--- begin ---

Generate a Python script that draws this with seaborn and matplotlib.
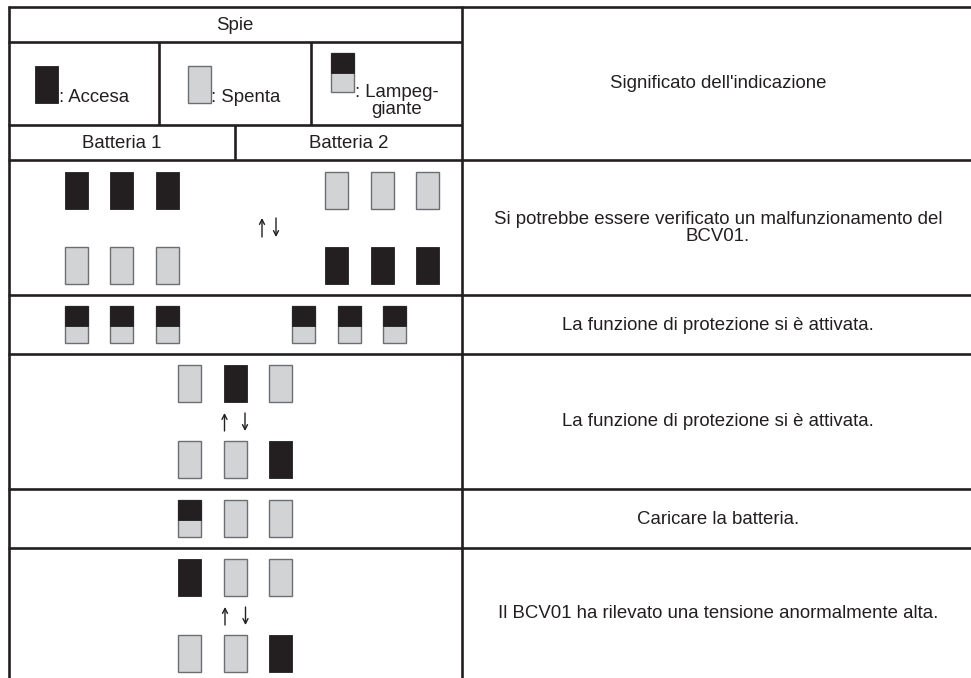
import matplotlib
matplotlib.use("Agg")
import matplotlib.pyplot as plt
import seaborn as sns

sns.set_style("white")
plt.rcParams['font.family'] = ['Liberation Sans', 'DejaVu Sans']

# Lamp states: 'on' = accesa, 'off' = spenta, 'blink' = lampeggiante
row1_top = ['on', 'on', 'on', 'off', 'off', 'off']
row1_bottom = ['off', 'off', 'off', 'on', 'on', 'on']
row2 = ['blink', 'blink', 'blink', 'blink', 'blink', 'blink']
row3_top = ['off', 'on', 'off']
row3_bottom = ['off', 'off', 'on']
row4 = ['blink', 'off', 'off']
row5_top = ['on', 'off', 'off']
row5_bottom = ['off', 'off', 'on']

header = "Spie"
legend_labels = [": Accesa", ": Spenta", ": Lampeg-\ngiante"]
battery_labels = ["Batteria 1", "Batteria 2"]
meaning_header = "Significato dell'indicazione"
meanings = [
    "Si potrebbe essere verificato un malfunzionamento del\nBCV01.",
    "La funzione di protezione si è attivata.",
    "La funzione di protezione si è attivata.",
    "Caricare la batteria.",
    "Il BCV01 ha rilevato una tensione anormalmente alta.",
]

BLACK = "#231f20"
GRAY = "#d1d3d4"
EDGE = "#6d6e71"
LW = 1.9
W, H = 23, 37

fig = plt.figure(figsize=(9.71, 6.78), dpi=100)
ax = fig.add_axes([0, 0, 1, 1])
ax.set_xlim(0, 971)
ax.set_ylim(678, 0)
ax.axis('off')


def lamp(x, y, state):
    if state == 'on':
        ax.bar(x, H, bottom=y, width=W, align='edge', color=BLACK, edgecolor=BLACK, linewidth=0.6)
    elif state == 'off':
        ax.bar(x, H, bottom=y, width=W, align='edge', color=GRAY, edgecolor=EDGE, linewidth=1.0)
    else:
        ax.bar(x, H, bottom=y, width=W, align='edge', color=GRAY, edgecolor=EDGE, linewidth=1.0)
        ax.bar(x, H * 0.55, bottom=y, width=W, align='edge', color=BLACK, edgecolor=BLACK, linewidth=0.6)


def lamp_row(xs, y, states):
    for x, s in zip(xs, states):
        lamp(x, y, s)


def arrows(x_up, x_down, y0, y1):
    style = dict(arrowstyle='->,head_width=0.18,head_length=0.35', color=BLACK, lw=1.0,
                 shrinkA=0, shrinkB=0)
    ax.annotate("", xy=(x_up, y0), xytext=(x_up, y1), arrowprops=style)
    ax.annotate("", xy=(x_down, y1), xytext=(x_down, y0), arrowprops=style)


# grid lines
def hline(y, x0, x1):
    ax.plot([x0, x1], [y, y], color=BLACK, lw=LW, solid_capstyle='butt')


def vline(x, y0, y1):
    ax.plot([x, x], [y0, y1], color=BLACK, lw=LW, solid_capstyle='butt')


for y in [7, 160, 295, 354, 489, 548]:
    hline(y, 8, 971)
for y in [42, 125]:
    hline(y, 8, 462)
vline(9, 6, 678)
vline(462, 6, 678)
vline(159, 42, 125)
vline(311, 42, 125)
vline(235, 125, 160)

fs = 13.4
# header
ax.text(235, 25, header, ha='center', va='center', fontsize=fs, color=BLACK)
ax.text(718, 84, meaning_header, ha='center', va='center', fontsize=fs, color=BLACK)

# legend row
lamp(35, 66, 'on')
ax.text(59, 97, legend_labels[0], ha='left', va='center', fontsize=fs, color=BLACK)
lamp(188, 66, 'off')
ax.text(211, 97, legend_labels[1], ha='left', va='center', fontsize=fs, color=BLACK)
ax.bar(331, 39, bottom=53, width=W, align='edge', color=GRAY, edgecolor=EDGE, linewidth=1.0)
ax.bar(331, 20, bottom=53, width=W, align='edge', color=BLACK, edgecolor=BLACK, linewidth=0.6)
ax.text(397, 101, legend_labels[2], ha='center', va='center', fontsize=fs, color=BLACK,
        linespacing=1.0)

ax.text(122, 143, battery_labels[0], ha='center', va='center', fontsize=fs, color=BLACK)
ax.text(349, 143, battery_labels[1], ha='center', va='center', fontsize=fs, color=BLACK)

# rows
xs_a = [65, 110, 156, 325, 371, 416]
xs_b = [65, 110, 156, 292, 338, 383]
xs_c = [178, 224, 269]

lamp_row(xs_a, 172, row1_top)
lamp_row(xs_a, 247, row1_bottom)
arrows(262, 276, 218, 237)

lamp_row(xs_b, 306, row2)

lamp_row(xs_c, 365, row3_top)
lamp_row(xs_c, 441, row3_bottom)
arrows(224.5, 245, 413, 431)

lamp_row(xs_c, 500, row4)

lamp_row(xs_c, 559, row5_top)
lamp_row(xs_c, 635, row5_bottom)
arrows(225, 245.5, 607, 625)

# meanings
row_centers = [228, 325, 422, 519, 614]
for yc, txt in zip(row_centers, meanings):
    ax.text(718, yc, txt, ha='center', va='center', fontsize=fs, color=BLACK, linespacing=1.0)

fig.savefig("out.png", dpi=100, facecolor='white')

--- end ---

Pictures are to be left out; repeat all the remaining data exactly.

## EXERCISE RESPONSE
Generate a Python script that draws this with seaborn and matplotlib.
import matplotlib
matplotlib.use("Agg")
import matplotlib.pyplot as plt
import seaborn as sns

sns.set_style("white")
plt.rcParams['font.family'] = ['Liberation Sans', 'DejaVu Sans']

# Lamp states: 'on' = accesa, 'off' = spenta, 'blink' = lampeggiante
row1_top = ['on', 'on', 'on', 'off', 'off', 'off']
row1_bottom = ['off', 'off', 'off', 'on', 'on', 'on']
row2 = ['blink', 'blink', 'blink', 'blink', 'blink', 'blink']
row3_top = ['off', 'on', 'off']
row3_bottom = ['off', 'off', 'on']
row4 = ['blink', 'off', 'off']
row5_top = ['on', 'off', 'off']
row5_bottom = ['off', 'off', 'on']

header = "Spie"
legend_labels = [": Accesa", ": Spenta", ": Lampeg-\ngiante"]
battery_labels = ["Batteria 1", "Batteria 2"]
meaning_header = "Significato dell'indicazione"
meanings = [
    "Si potrebbe essere verificato un malfunzionamento del\nBCV01.",
    "La funzione di protezione si è attivata.",
    "La funzione di protezione si è attivata.",
    "Caricare la batteria.",
    "Il BCV01 ha rilevato una tensione anormalmente alta.",
]

BLACK = "#231f20"
GRAY = "#d1d3d4"
EDGE = "#6d6e71"
LW = 1.9
W, H = 23, 37

fig = plt.figure(figsize=(9.71, 6.78), dpi=100)
ax = fig.add_axes([0, 0, 1, 1])
ax.set_xlim(0, 971)
ax.set_ylim(678, 0)
ax.axis('off')


def lamp(x, y, state):
    if state == 'on':
        ax.bar(x, H, bottom=y, width=W, align='edge', color=BLACK, edgecolor=BLACK, linewidth=0.6)
    elif state == 'off':
        ax.bar(x, H, bottom=y, width=W, align='edge', color=GRAY, edgecolor=EDGE, linewidth=1.0)
    else:
        ax.bar(x, H, bottom=y, width=W, align='edge', color=GRAY, edgecolor=EDGE, linewidth=1.0)
        ax.bar(x, H * 0.55, bottom=y, width=W, align='edge', color=BLACK, edgecolor=BLACK, linewidth=0.6)


def lamp_row(xs, y, states):
    for x, s in zip(xs, states):
        lamp(x, y, s)


def arrows(x_up, x_down, y0, y1):
    style = dict(arrowstyle='->,head_width=0.18,head_length=0.35', color=BLACK, lw=1.0,
                 shrinkA=0, shrinkB=0)
    ax.annotate("", xy=(x_up, y0), xytext=(x_up, y1), arrowprops=style)
    ax.annotate("", xy=(x_down, y1), xytext=(x_down, y0), arrowprops=style)


# grid lines
def hline(y, x0, x1):
    ax.plot([x0, x1], [y, y], color=BLACK, lw=LW, solid_capstyle='butt')


def vline(x, y0, y1):
    ax.plot([x, x], [y0, y1], color=BLACK, lw=LW, solid_capstyle='butt')


for y in [7, 160, 295, 354, 489, 548]:
    hline(y, 8, 971)
for y in [42, 125]:
    hline(y, 8, 462)
vline(9, 6, 678)
vline(462, 6, 678)
vline(159, 42, 125)
vline(311, 42, 125)
vline(235, 125, 160)

fs = 13.4
# header
ax.text(235, 25, header, ha='center', va='center', fontsize=fs, color=BLACK)
ax.text(718, 84, meaning_header, ha='center', va='center', fontsize=fs, color=BLACK)

# legend row
lamp(35, 66, 'on')
ax.text(59, 97, legend_labels[0], ha='left', va='center', fontsize=fs, color=BLACK)
lamp(188, 66, 'off')
ax.text(211, 97, legend_labels[1], ha='left', va='center', fontsize=fs, color=BLACK)
ax.bar(331, 39, bottom=53, width=W, align='edge', color=GRAY, edgecolor=EDGE, linewidth=1.0)
ax.bar(331, 20, bottom=53, width=W, align='edge', color=BLACK, edgecolor=BLACK, linewidth=0.6)
ax.text(397, 101, legend_labels[2], ha='center', va='center', fontsize=fs, color=BLACK,
        linespacing=1.0)

ax.text(122, 143, battery_labels[0], ha='center', va='center', fontsize=fs, color=BLACK)
ax.text(349, 143, battery_labels[1], ha='center', va='center', fontsize=fs, color=BLACK)

# rows
xs_a = [65, 110, 156, 325, 371, 416]
xs_b = [65, 110, 156, 292, 338, 383]
xs_c = [178, 224, 269]

lamp_row(xs_a, 172, row1_top)
lamp_row(xs_a, 247, row1_bottom)
arrows(262, 276, 218, 237)

lamp_row(xs_b, 306, row2)

lamp_row(xs_c, 365, row3_top)
lamp_row(xs_c, 441, row3_bottom)
arrows(224.5, 245, 413, 431)

lamp_row(xs_c, 500, row4)

lamp_row(xs_c, 559, row5_top)
lamp_row(xs_c, 635, row5_bottom)
arrows(225, 245.5, 607, 625)

# meanings
row_centers = [228, 325, 422, 519, 614]
for yc, txt in zip(row_centers, meanings):
    ax.text(718, yc, txt, ha='center', va='center', fontsize=fs, color=BLACK, linespacing=1.0)

fig.savefig("out.png", dpi=100, facecolor='white')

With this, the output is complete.